An ambulance arrived. It parked behind the police car and dispatched a couple of paramedics.
A few minutes later, another police car turned up and parked behind the ambulance.
Two police officers got out, a woman and a man.
They followed the paramedics into the house and I couldn’t help thinking that it was quite a turnout for you, Nell, especially once the forensic team arrived.
I had to wait a while before the door opened again.
There was a flurry of movement on the doorstep and a woman appeared with a blanket over her shoulders and I thought it must be the friend who had found your body.
I watched as she was led toward the ambulance by a paramedic, the two police officers following behind.
The male got into the police car and began to back it up the road so that the ambulance could get out.
The female officer said something to the woman and the woman turned her head and—
I thought I must be seeing things. IT COULDN’T BE YOU, NELL, IT WASN’T POSSIBLE, YOU WERE MEANT TO BE DEAD!
I rammed my hand in my mouth and bit down on it to stop myself from screaming in frustration.
How was it that you were still alive? I forced myself to remain calm.
You could still die; the blanket covering you could have been hiding terrible injuries.
But the fact that you were able to walk made it unlikely.
I couldn’t work out what had gone wrong.
I thought I must have miscalculated the depth of the mattress and the knife hadn’t gone in deep enough to do the damage I’d expected it to.
I couldn’t understand why you had waited seven hours before calling an ambulance but supposed you hadn’t realized you’d been stabbed until you woke up this morning and found a knife protruding from your body.
White-hot rage burned within me as I watched you being helped into the ambulance.
The police officer climbed in after you and once the ambulance had left, I knew I should leave too, before the police started their house-to-house inquiries.
But I was in such a state at my failure to kill you that I needed to compose myself first.

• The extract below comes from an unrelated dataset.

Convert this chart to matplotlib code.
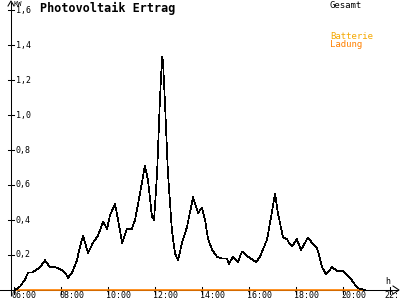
import matplotlib
matplotlib.use("Agg")
import matplotlib.pyplot as plt

# ---- data (hour of day, kW) ----
hours = [6.04, 6.26, 6.47, 6.60, 6.77, 6.89, 7.11, 7.32, 7.53, 7.74, 7.96, 8.17, 8.30,
         8.47, 8.68, 8.81, 8.94, 9.15, 9.36, 9.57, 9.79, 9.96, 10.09, 10.30, 10.43,
         10.60, 10.81, 11.02, 11.15, 11.36, 11.57, 11.70, 11.87, 11.96, 12.09, 12.21,
         12.30, 12.34, 12.43, 12.55, 12.72, 12.85, 12.98, 13.15, 13.36, 13.62, 13.83,
         14.00, 14.13, 14.26, 14.43, 14.64, 14.85, 15.06, 15.15, 15.32, 15.53, 15.70,
         15.96, 16.30, 16.47, 16.77, 16.89, 17.11, 17.23, 17.45, 17.62, 17.70, 17.83,
         18.04, 18.21, 18.30, 18.51, 18.68, 18.89, 19.02, 19.11, 19.28, 19.53, 19.74,
         20.00, 20.30, 20.51, 20.64, 20.94]
gesamt_kw = [0.00, 0.02, 0.06, 0.10, 0.10, 0.11, 0.13, 0.17, 0.13, 0.13, 0.12, 0.10, 0.07,
             0.10, 0.17, 0.25, 0.31, 0.21, 0.27, 0.31, 0.39, 0.35, 0.43, 0.49, 0.40,
             0.27, 0.35, 0.35, 0.40, 0.55, 0.71, 0.63, 0.42, 0.40, 0.67, 1.09,
             1.33, 1.31, 1.05, 0.67, 0.34, 0.21, 0.17, 0.27, 0.36, 0.53, 0.44,
             0.47, 0.40, 0.29, 0.23, 0.19, 0.18, 0.18, 0.15, 0.19, 0.16, 0.22,
             0.19, 0.16, 0.19, 0.29, 0.38, 0.55, 0.44, 0.30, 0.29, 0.27, 0.25,
             0.29, 0.23, 0.25, 0.30, 0.27, 0.24, 0.18, 0.13, 0.09, 0.13, 0.11,
             0.11, 0.07, 0.03, 0.01, 0.00]
ladung_hours = [6.0, 20.94]
ladung_kw = [0.0, 0.0]

y_ticks = [0.2, 0.4, 0.6, 0.8, 1.0, 1.2, 1.4, 1.6]
y_tick_labels = ["0,2", "0,4", "0,6", "0,8", "1,0", "1,2", "1,4", "1,6"]
x_ticks = [6, 8, 10, 12, 14, 16, 18, 20, 22]
x_tick_labels = ["06:00", "08:00", "10:00", "12:00", "14:00", "16:00", "18:00", "20:00", "22:"]

# ---- figure ----
W, H = 400, 300
fig = plt.figure(figsize=(4, 3), dpi=100)
fig.patch.set_facecolor("white")
ax = fig.add_axes([0, 0, 1, 1])
ax.set_axis_off()

# pixel geometry
px_per_h = 23.5
px_per_kw = 175.0
x0_px, y0_px = 14.0, 290.0   # pixel of (6:00, 0 kW) from top-left
def hx(px):  # pixel x -> hours
    return 6 + (px - x0_px) / px_per_h
def ky(py):  # pixel y (from top) -> kW
    return (y0_px - py) / px_per_kw
ax.set_xlim(hx(0), hx(W))
ax.set_ylim(ky(H), ky(0))

dx = 1 / px_per_h
mono = "DejaVu Sans Mono"
alw = 0.75

# axes lines
ax.plot([hx(11), hx(11)], [ky(296), ky(2)], color="black", lw=alw, solid_capstyle="butt")
ax.plot([hx(0), hx(398)], [0, 0], color="black", lw=alw)
# arrows
ax.plot([hx(8), hx(11), hx(14)], [ky(6), ky(1), ky(6)], color="black", lw=alw)
ax.plot([hx(393), hx(399), hx(393)], [ky(286), ky(290), ky(294)], color="black", lw=alw)

# y ticks
for v, lab in zip(y_ticks, y_tick_labels):
    ax.plot([hx(8), hx(14)], [v, v], color="black", lw=alw)
    ax.text(hx(16), v, lab, fontsize=6, family=mono, ha="left", va="center")
# x ticks
for h, lab in zip(x_ticks, x_tick_labels):
    ax.plot([h, h], [ky(287), ky(294)], color="black", lw=alw)
    if h == x_ticks[-1]:
        ax.text(hx(399), ky(296), lab, fontsize=6, family=mono, ha="right", va="center")
    else:
        ax.text(h - 2 * dx, ky(296), lab, fontsize=6, family=mono, ha="left", va="center")

ax.text(hx(14), ky(4), "KW", fontsize=5, family=mono, ha="left", va="center")
ax.text(hx(385), ky(282), "h", fontsize=6, family=mono, ha="left", va="center")

# series
ax.plot(ladung_hours, ladung_kw, color="#ff8000", lw=1.2, solid_capstyle="butt")
ax.plot(hours, gesamt_kw, color="black", lw=0.5, antialiased=False)

# titles / legend
ax.text(hx(40), ky(8), "Photovoltaik Ertrag", fontsize=8.5, family=mono,
        fontweight="bold", ha="left", va="center")
ax.text(hx(330), ky(5), "Gesamt", fontsize=6.5, family=mono, ha="left", va="center", color="black")
ax.text(hx(330), ky(36), "Batterie", fontsize=6.5, family=mono, ha="left", va="center", color="#f5a800")
ax.text(hx(330), ky(44), "Ladung", fontsize=6.5, family=mono, ha="left", va="center", color="#ff8000")

fig.savefig("out.png", dpi=100, facecolor="white")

So I was still there when a private ambulance arrived and when the medics went into the house with a stretcher, I thought that one of the forensic team had been taken ill.
And then they reappeared, carrying a body bag.
It took me a while to realize what must have happened. You had someone with you last night and I had killed them, not you. A black rage filled me and I took my knife and stabbed it into the wall over and over again, imagining it was you.
I don’t like that someone died unnecessarily, Nell, and I’ll make sure that you pay for it when I kill you.